ALEJANDRO AMENABAR

DER WAHRE GOTT

Alejandro Amenábar über Fundamentalisten und seinen Film »Agora«


Der Film zum Interview

Was hat Sie in das antike Alexandria verschlagen?

Vor einigen Jahren habe ich Urlaub am Meer gemacht, und über uns erstreckte sich Nacht für Nacht ein unglaublicher Sternenhimmel. Der Anblick hat mich dazu gebracht, mich näher mit Astronomie zu beschäftigen. Dabei bin ich auf Hypatia gestoßen, die im 4. Jahrhundert in Alexandria Mathematik und Astronomie unterrichtet hat.

Welche Auswirkungen hatte die Zerstörung der Bibliothek auf die Nachwelt?

Die Zerstörung der Bibliothek von Alexandria hat die Entwicklung der Menschheit um Jahrhunderte zurück geworfen. Manche Leute behaupten, wenn die Bibliothek nicht in Flammen aufgegangen wäre, hätte die Menschheit heute wohlmöglich schon eine Kolonie auf dem Mars gegründet.

Wodurch zeichnete sich Hypatia aus?

Sie war eine außergewöhnlich gebildete Frau. Durch ihren Vater hatte sie Zugang zu all dem Wissen, das sich in der Bibliothek von Alexandria bündelte. Deshalb wollte sie unter den Philosophen auch gleichberechtigt behandelt werden und zu allen frei zu sprechen.

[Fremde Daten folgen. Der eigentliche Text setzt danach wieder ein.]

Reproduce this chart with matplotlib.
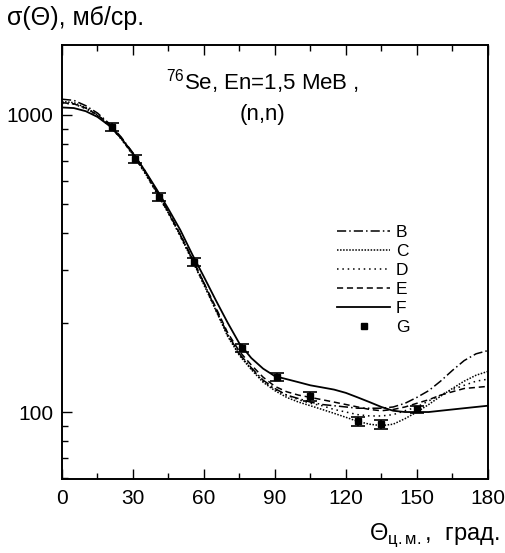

Sie hatte Schüler aus verschiedenen Ländern und Religionen und besass einen sehr offenen Geist, den sie als Frau entschieden verteidigt hat.

Das Christentum spielt als polarisierende Kraft eine fatale Rolle.

Als christlichen Gruppen nicht mehr verfolgt wurden, fingen sie an, ihren Glauben durchzusetzen und Andersgläubige zu verfolgen. Bis dahin war es in Alexandria vollkommen normal gewesen, dass die Menschen verschiedene Götter anbeteten. Dann kamen die Christen und sagten: Es gibt nur einen wahren Gott und dem sollt ihr alle dienen!

Heute fürchtet sich die westliche Zivilisation vor dem islamischen Fundamentalismus.

Der Film reflektiert natürlich auch die heutige Situation. Wenn wir jetzt die muslimischen Fundamentalisten verdammen, sollten wir uns daran erinnern, dass sich die Christen früher nicht sehr viel besser verhalten haben. Aber die historischen Parallelen beziehen sich nicht nur auf den religiösen Fanatismus, sondern auch auf den politischen Fanatismus.

Auch auf den spanischen Faschismus der dreißiger Jahre?

Das war eine ähnlich polarisierte Situation. Wir haben uns beim Schreiben oft gefragt, welche Seite wir im Bürgerkrieg eingenommen hätten. Manchmal werden die Menschen von der historischen Situation in die Gewalt hinein gezwungen.

Bekommen Sie keine Angebote aus Hollywood?

Ich bin nicht auf der Suche nach Hollywood-Angeboten. Ich habe ehrlich gesagt nicht einmal einen Agenten. Zurzeit bin ich froh, meine Geschichten von Europa aus erzählen zu können.